There’s no predicting where he will go next
Devin Townsend is part of no music clique, and all of them
Opening for: Children of Bodom
Although he was born and lives in New Westminster, B.C., most of the news of Devin Townsend comes via Europe.
For instance, a German distributor, Inside Out Music, stocks all his albums and is religious about mentioning him. In Vancouver he’s barely known, rarely named. He is not alone. There are many bands that have a stronger fan base outside of their hometown, but Townsend is an extreme example.
“I’ve been doing this for 20 years and I have 25 albums, but I’ve never been able to make any headway in Canada,” he admits.
Townsend, who plays in Edmonton on Saturday night, might be partly to blame for this. He’s so darned hard to follow. One album might be industrial heavy metal, the next more what he considers pop, and the next avant thrash.
He’ll freely name such varied influences as Paul Horn and Andrew Lloyd Webber. His albums have appeared under different names, notably his best-known band, Strapping Young Lad.
The current Devin Townsend Project has completed four albums, the two most recent, Deconstruction and Ghosts, released on the same day, June 21. Practically nobody except Townsend would release two albums on the same day, and two contrasting albums at that. Deconstruction is orchestral and pairs him with a parade of heavy metal musicians. Ghosts is described as his New Age album and prominently features flutist Kat Epple.

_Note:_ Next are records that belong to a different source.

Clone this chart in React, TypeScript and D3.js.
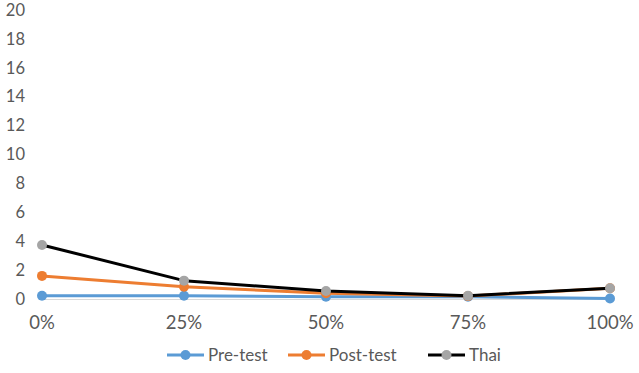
import React, { useRef, useEffect } from 'react';
import * as d3 from 'd3';

const categories = ['0%', '25%', '50%', '75%', '100%'];
const yTicks = [0, 2, 4, 6, 8, 10, 12, 14, 16, 18, 20];
const preTest = [0.23, 0.22, 0.15, 0.15, 0.03];
const postTest = [1.6, 0.85, 0.4, 0.2, 0.74];
const thai = [3.74, 1.27, 0.55, 0.23, 0.74];

const seriesList = [
  { name: 'Pre-test', values: preTest, line: '#5B9BD5', marker: '#5B9BD5' },
  { name: 'Post-test', values: postTest, line: '#ED7D31', marker: '#ED7D31' },
  { name: 'Thai', values: thai, line: '#000000', marker: '#A5A5A5' },
];

const App: React.FC = () => {
  const svgRef = useRef<SVGSVGElement | null>(null);

  useEffect(() => {
    if (!svgRef.current) return;
    const W = 639;
    const H = 373;
    const svg = d3.select(svgRef.current);
    svg.selectAll('*').remove();
    svg.attr('width', W).attr('height', H).style('background', '#fff');

    const font = 'Lato, "Open Sans", sans-serif';
    const textColor = '#595959';

    const x = d3.scalePoint<string>().domain(categories).range([42, 610]);
    const y = d3.scaleLinear().domain([0, 20]).range([299, 10]);

    // axis line
    svg
      .append('line')
      .attr('x1', 42)
      .attr('x2', 610)
      .attr('y1', y(0) + 0.5)
      .attr('y2', y(0) + 0.5)
      .attr('stroke', '#d9d9d9')
      .attr('stroke-width', 1);

    // y labels
    svg
      .append('g')
      .selectAll('text')
      .data(yTicks)
      .enter()
      .append('text')
      .attr('x', 25)
      .attr('y', (d) => y(d))
      .attr('dy', '0.35em')
      .attr('text-anchor', 'end')
      .attr('font-family', font)
      .attr('font-size', 16.5)
      .attr('fill', textColor)
      .text((d) => d);

    // x labels
    svg
      .append('g')
      .selectAll('text')
      .data(categories)
      .enter()
      .append('text')
      .attr('x', (d) => x(d)!)
      .attr('y', 323)
      .attr('dy', '0.35em')
      .attr('text-anchor', 'middle')
      .attr('font-family', font)
      .attr('font-size', 18.5)
      .attr('fill', textColor)
      .text((d) => d);

    const line = d3
      .line<number>()
      .x((_, i) => x(categories[i])!)
      .y((d) => y(d));

    seriesList.forEach((s) => {
      const g = svg.append('g');
      g.append('path')
        .attr('d', line(s.values)!)
        .attr('fill', 'none')
        .attr('stroke', s.line)
        .attr('stroke-width', 3)
        .attr('stroke-linejoin', 'round');
      g.selectAll('circle')
        .data(s.values)
        .enter()
        .append('circle')
        .attr('cx', (_, i) => x(categories[i])!)
        .attr('cy', (d) => y(d))
        .attr('r', 5)
        .attr('fill', s.marker);
    });

    // legend
    const legendX = [167, 288, 428];
    const legendY = 355;
    seriesList.forEach((s, i) => {
      const g = svg.append('g').attr('transform', `translate(${legendX[i]},${legendY})`);
      g.append('line')
        .attr('x1', 0)
        .attr('x2', 37)
        .attr('y1', 0)
        .attr('y2', 0)
        .attr('stroke', s.line)
        .attr('stroke-width', 3);
      g.append('circle').attr('cx', 18.5).attr('cy', 0).attr('r', 5).attr('fill', s.marker);
      g.append('text')
        .attr('x', 41)
        .attr('y', 0)
        .attr('dy', '0.35em')
        .attr('font-family', font)
        .attr('font-size', 17)
        .attr('fill', textColor)
        .text(s.name);
    });
  }, []);

  return <svg ref={svgRef} style={{ position: 'absolute', left: 0, top: 0 }} />;
};

export default App;
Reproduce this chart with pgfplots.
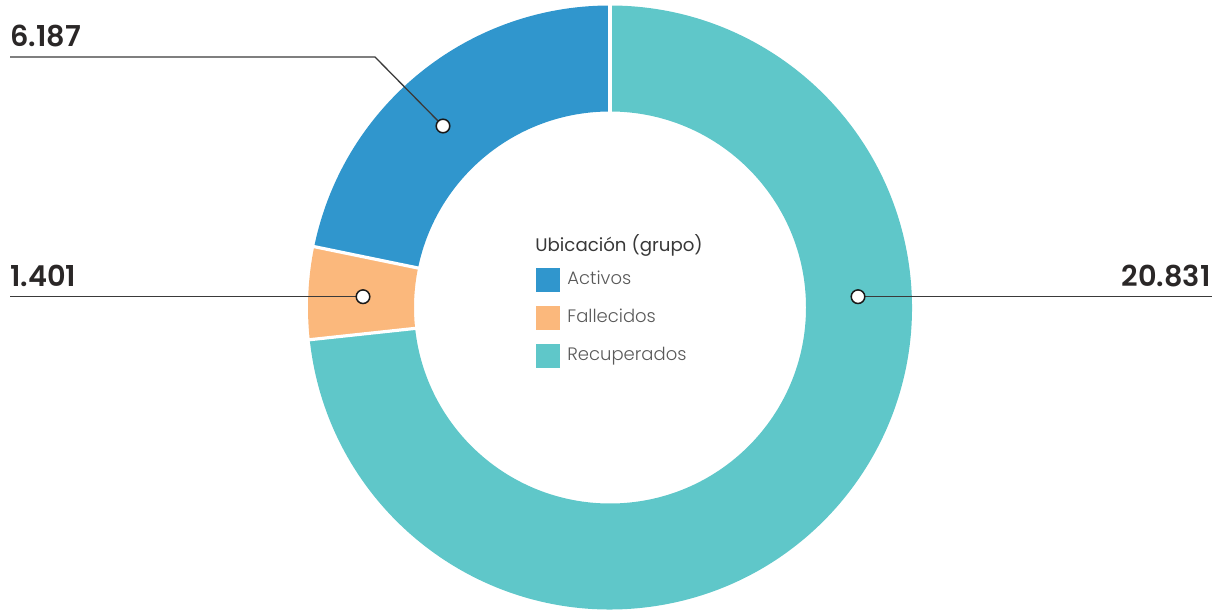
\documentclass[border=0pt]{standalone}
\usepackage{fontspec}
\setmainfont{Poppins}
\newfontfamily\numfont{Poppins SemiBold}
\newfontfamily\lightfont{Poppins Light}
\usepackage{pgfplots}
\pgfplotsset{compat=1.18}
\usepackage{pgfplotstable}
\definecolor{activos}{HTML}{3096CD}
\definecolor{fallecidos}{HTML}{FBB87C}
\definecolor{recuperados}{HTML}{5FC7C9}
\definecolor{numcol}{HTML}{2A2727}
\definecolor{leader}{HTML}{3A3A3A}

\pgfplotstableread{
cat value
Activos 6187
Fallecidos 1401
Recuperados 20831
}\datatable

\newcommand\donutslice[3]{%
  \fill[#1] (axis cs:610,303.5) ++(#2:151pt) arc[start angle=#2, end angle=#3, radius=151pt]
    -- ++(#3+180:53pt) arc[start angle=#3, end angle=#2, radius=98pt] -- cycle;}
\newcommand\sep[1]{%
  \draw[white, line width=1.6pt] (axis cs:610,303.5) ++(#1:96pt) -- ++(#1:57pt);}

\begin{document}
\begin{tikzpicture}
\pgfplotstablegetelem{0}{value}\of\datatable \let\vA\pgfplotsretval
\pgfplotstablegetelem{1}{value}\of\datatable \let\vF\pgfplotsretval
\pgfplotstablegetelem{2}{value}\of\datatable \let\vR\pgfplotsretval
\edef\aB{\fpeval{round(90+360*\vA/(\vA+\vF+\vR),4)}}
\edef\aC{\fpeval{round(90+360*(\vA+\vF)/(\vA+\vF+\vR),4)}}
\begin{axis}[
  scale only axis, width=610pt, height=305.5pt,
  xmin=0, xmax=1220, ymin=0, ymax=611,
  hide axis, clip=false,
]
\donutslice{activos}{90}{\aB}
\donutslice{fallecidos}{\aB}{\aC}
\donutslice{recuperados}{\aC}{450}
\sep{90}\sep{\aB}\sep{\aC}

% leader lines
\addplot[leader, line width=0.65pt, mark=none] coordinates {(10,554) (375,554) (443,485)};
\addplot[leader, line width=0.65pt, mark=none] coordinates {(10,314.3) (363,314.3)};
\addplot[leader, line width=0.65pt, mark=none] coordinates {(858,314.3) (1212,314.3)};
\addplot[only marks, mark=*, mark size=3.4pt, mark options={fill=white, draw=black!90, line width=0.75pt}]
  coordinates {(443,485) (363,314.3) (858,314.3)};

% value labels
\node[anchor=base west, inner sep=0pt, text=numcol, font=\numfont\fontsize{14.4}{18}\selectfont] at (axis cs:10,564) {6.187};
\node[anchor=base west, inner sep=0pt, text=numcol, font=\numfont\fontsize{14.4}{18}\selectfont] at (axis cs:10,324) {1.401};
\node[anchor=base east, inner sep=0pt, text=numcol, font=\numfont\fontsize{14.4}{18}\selectfont] at (axis cs:1211,324) {20.831};

% legend
\node[anchor=base west, inner sep=0pt, text=black!78, font=\fontsize{9.1}{11}\selectfont] at (axis cs:535,359) {Ubicación (grupo)};
\fill[activos] (axis cs:536,319) rectangle (axis cs:560,343);
\fill[fallecidos] (axis cs:536,281) rectangle (axis cs:560,305);
\fill[recuperados] (axis cs:536,243) rectangle (axis cs:560,267);
\node[anchor=base west, inner sep=0pt, text=black!65, font=\lightfont\fontsize{9}{11}\selectfont] at (axis cs:567,326) {Activos};
\node[anchor=base west, inner sep=0pt, text=black!65, font=\lightfont\fontsize{9}{11}\selectfont] at (axis cs:567,288) {Fallecidos};
\node[anchor=base west, inner sep=0pt, text=black!65, font=\lightfont\fontsize{9}{11}\selectfont] at (axis cs:567,250) {Recuperados};
\end{axis}
\pgfresetboundingbox
\path (current axis.south west) rectangle (current axis.north east);
\end{tikzpicture}
\end{document}
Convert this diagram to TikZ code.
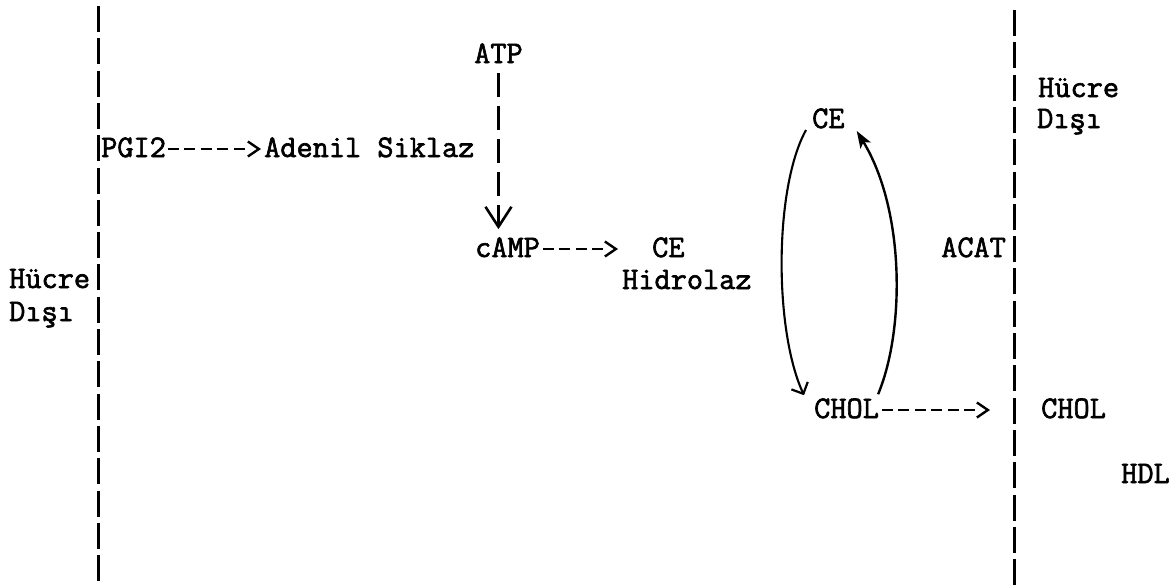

“I doubt that there’s anything logical to what I do,” Townsend says. “What I’ve never done is be the best business model. The one thread that holds all the albums together is that I just react. I react to what is around me.”
This might be the war in Iraq, the state of the economy or his immediate environment. Although the four Devin Townsend Project albums are vastly different from one another, they are united by a concept.
“The approach we’ve taken is that I’m kind of the ringleader,” he explains. “What I decided to do with the four albums is a chronological story of how I ended up where I am. If I was pressed, I want people to see that.”
Townsend achieved fame as the vocalist for guitar magician Steve Vai, who heard him and got Townsend to front his progressive band in the early 1990s. This became Townsend’s springboard as Strapping Young Lad. The Strapping Young Lad albums were acclaimed, but they also were different from one another. Townsend was writing about the things that immediately were influencing him and finding freedom in the Vancouver environment, whether cycling or soaking up the greenery. None of this was making him famous, but it was shaping his identity.
“There’s a dubious honour to not being a part of any clique, not part of any scene,” Townsend says.
He’s finding freedom in not being a slave to hit records. He’s 38 years old and a father and doesn’t have to put a show together that can enslave him, doing the same songs every night.
“Now, zooming in on 40, there’s no limit to what I can do. I’m definitely not afraid of failure, having failed so many times.”